Je me permets, à titre exceptionnel, de reproduire ici une chronique proférée par Philippe Meyer sur les ondes de France Inter en avril 93, chronique consacrée à la téléphonie mobile. La redécouvrir en ce début d’année 98 présente, vous le verrez, un intérêt tout particulier. J’y ai ajouté quelques réflexions et conseils pour lutter contre les parasites - je veux parler des abonnés eux-mêmes.
Heureux habitants du Val-d’Oise et des autres départements français,
le peintre Degas, qui passait pour avoir du caractère, c’est-à-dire
du mauvais, commenta ainsi l’invention du téléphone : « Ah ! On vous
sonne et vous y allez. » On peut voir par là que Degas pensait qu’on
pouvait s’interroger sur le progrès. Maintenant qu’il n’est plus là,
qui s’interrogera à sa place ? Tâchons de nous y coller.
Nous avons lu dans les journaux et vu à la télévision que, depuis quelques jours, les Parisiens, à l’instar des Strasbourgeois, peuvent téléphoner dans la rue, chez leur crémier ou dans une sanisette grâce à un appareil qui ne pèse pas un quart de livre. Arrêtons-nous un instant sur cette idée. Un homme marche dans la rue et téléphone tout en déambulant. Demandons- nous de quoi il a l’air. Ne le lui disons pas, cela pourrait l’affecter.
Considérons maintenant l’appareil portable qui permet à l’homme d’appeler
pendant qu’il déambule (ou qu’il achète un demi-reblochon, douze oeufs
coque et un petit pot de crème fraîche). Cet appareil ne fonctionne qu’en
milieu urbain. Quelle est la caractéristique du milieu urbain, à part les
déjections canines et l’ignorance dans laquelle chacun se trouve de son
voisin, ignorance qui est souvent une bénédiction ? La caractéristique
du milieu urbain, c’est, depuis quelques années, l’abondance des cabines
téléphoniques publiques à carte et qui marchent. Elles ont sur le téléphone
que l’on utilise en déambulant l’avantage d’offrir :
1) un abri contre les intempéries ;
2) une protection contre les indiscrétions.

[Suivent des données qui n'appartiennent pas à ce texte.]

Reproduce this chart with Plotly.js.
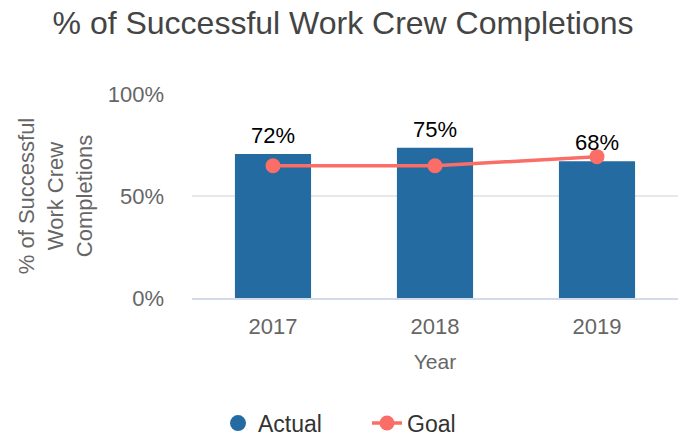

Examinons maintenant l’autre situation du téléphoneur qui est non de donner mais de recevoir un appel téléphonique. Chez lui, il peut ; à son bureau, il peut ; dans une cabine, il peut ; avec le truc portatif déambulatoire, il ne peut pas. Ça, c’est un soulagement : vous vous imaginez au restaurant, au cinéma, chez votre crémier ou dans la rue, environné d’écervelés qui, pour jouer les importants, se font appeler à tout instant pour qu’on leur confirme que le lundi c’est raviolis ou que le journal de 20 heures sera bien diffusé à 20 heures ? Vous vous imaginez ?
Eh bien, vous avez raison. Car si, aujourd’hui, le Bi-bop ne peut pas être appelé, dès l’automne et moyennant un surcoût, il le pourra. Et, d’ici l’an 2000, d’ici moins de huit ans, il est prévu un million d’abonnés. Un million de porteurs d’appareils susceptibles de striduler à n’importe quel moment, n’importe où et pour n’importe quoi. Aie, aie, aie, chroniqueur matutinal, voudrais-tu suggérer par ces prévisions à tendance apocalyptique que la mise sur le marché de cet engin appelé Bi-bop ne serait pas un progrès ? Que si, auditeurs dubitatifs, que si, c’est un progrès. Jusqu’à aujourd’hui, pour se comporter en mufle, il fallait se donner un certain mal. Désormais, chacun peut faire faire le travail par une machine qui ne pèse que cent quatre-vingts grammes.
Je vous souhaite le bonjour.
Nous vivons une époque moderne.
Philippe Meyer, 14 avril 1993
La lecture de cette chronique nous amène à
cette effrayante conclusion : le progrès serait en avance.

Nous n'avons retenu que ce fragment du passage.